I've noticed a couple of threads recently asking about white-balance settings. I realise these are likely for widefield, nightscape type images taken with wide or ultra-wide lenses and DSLRs. In these type of shots, you may have foregrounds that you need to consider for WB, not just the stars.
For interest, I thought I'd post a little about colour calibration of deep sky images - for example taken through telescopes, where you don't really need worry about foregrounds and you're purely looking at stars, nebulae, galaxies etc. The following is not scientific, I'm not an expert. It's just info I've picked up and applied to my images.
Firstly, what is white? The basis of all of our definitions of colour come from sunlight, from our nearest star. Our Sun is a G2V
type star. So, in our astro images we'd like to see other G2V stars as white.

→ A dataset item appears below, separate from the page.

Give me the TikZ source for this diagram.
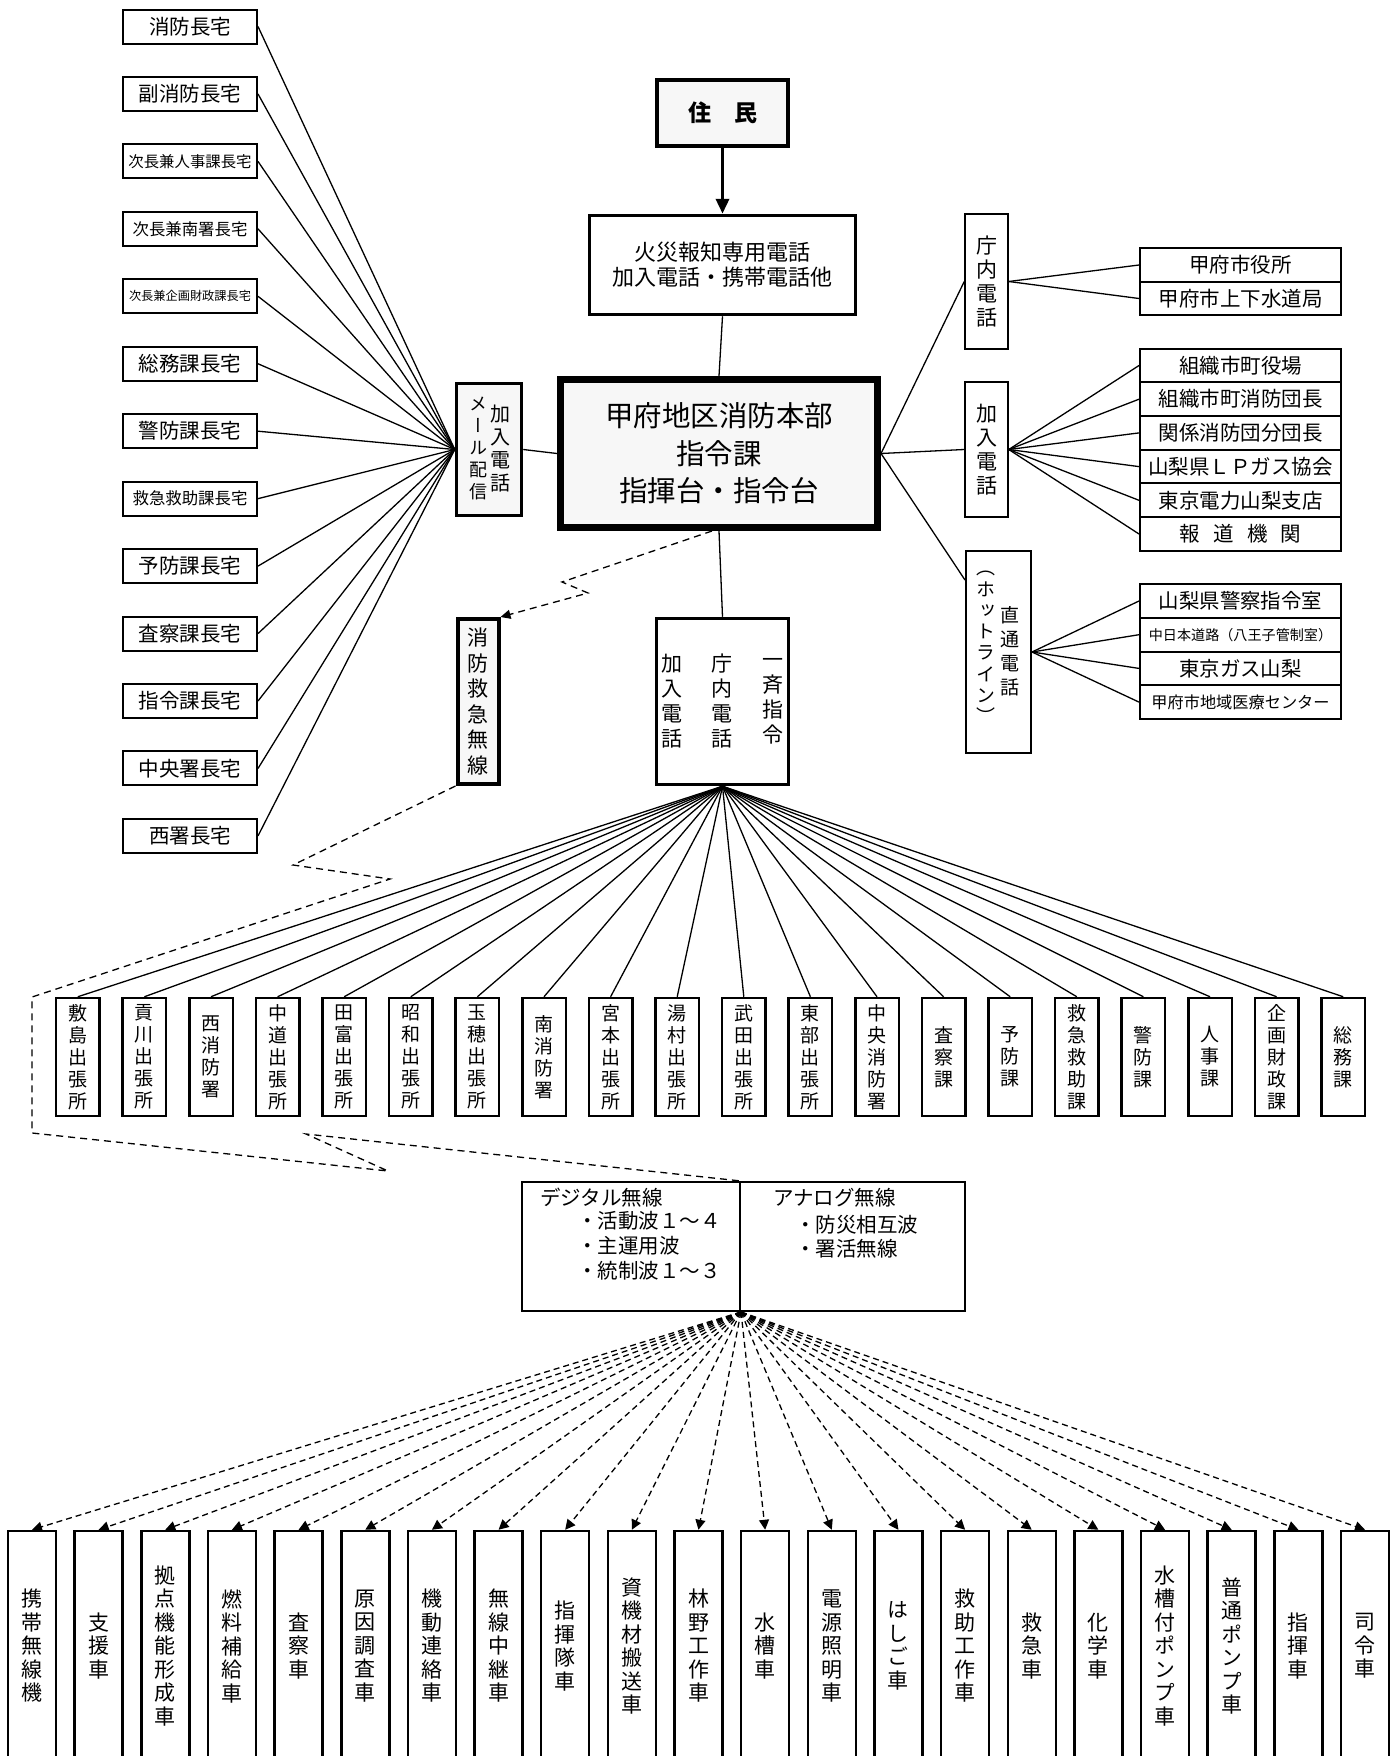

One method of achieving this involves looking up catalogues and finding a nearby G2V star. It may or may not be in the image you're trying to calibrate. You may have to slew around to some other part of the sky, take and image there, figure out what adjustments to make to get that G2V star white, then apply the same adjustments to your final image.
But it's not that simple. Depending on whether you shoot high in the sky or low on the horizon, the atmosphere plays a part and affects the WB. There are methods of factoring this in, but don't want to go into them here. Just giving a broad overview of considerations.
Another method being adopted by the team at PixInsight
, the image processing software I'm currently using, is to colour calibrate the average of all stars in the image as white. They do this by having wavelet routines in the software that detect stars in the image so can apply rules to just stars, as opposed to the background, or nebulae etc. This method works quite well in most cases.
You can turn off the star detection part, and use a region of interest that you can specify. For example a galaxy. They're saying that the average of all stars in a galaxy are white. This also seems to work quite well if the galaxy if a large feature in the image.
Finally - use a colour calibrated monitor. Not point getting all scientific and precise about it if you're not viewing on a calibrated monitor. If you stick by the numbers in your calibration, the image will be right but you won't be able to enjoy the fruits of your labour and it won't look right to you.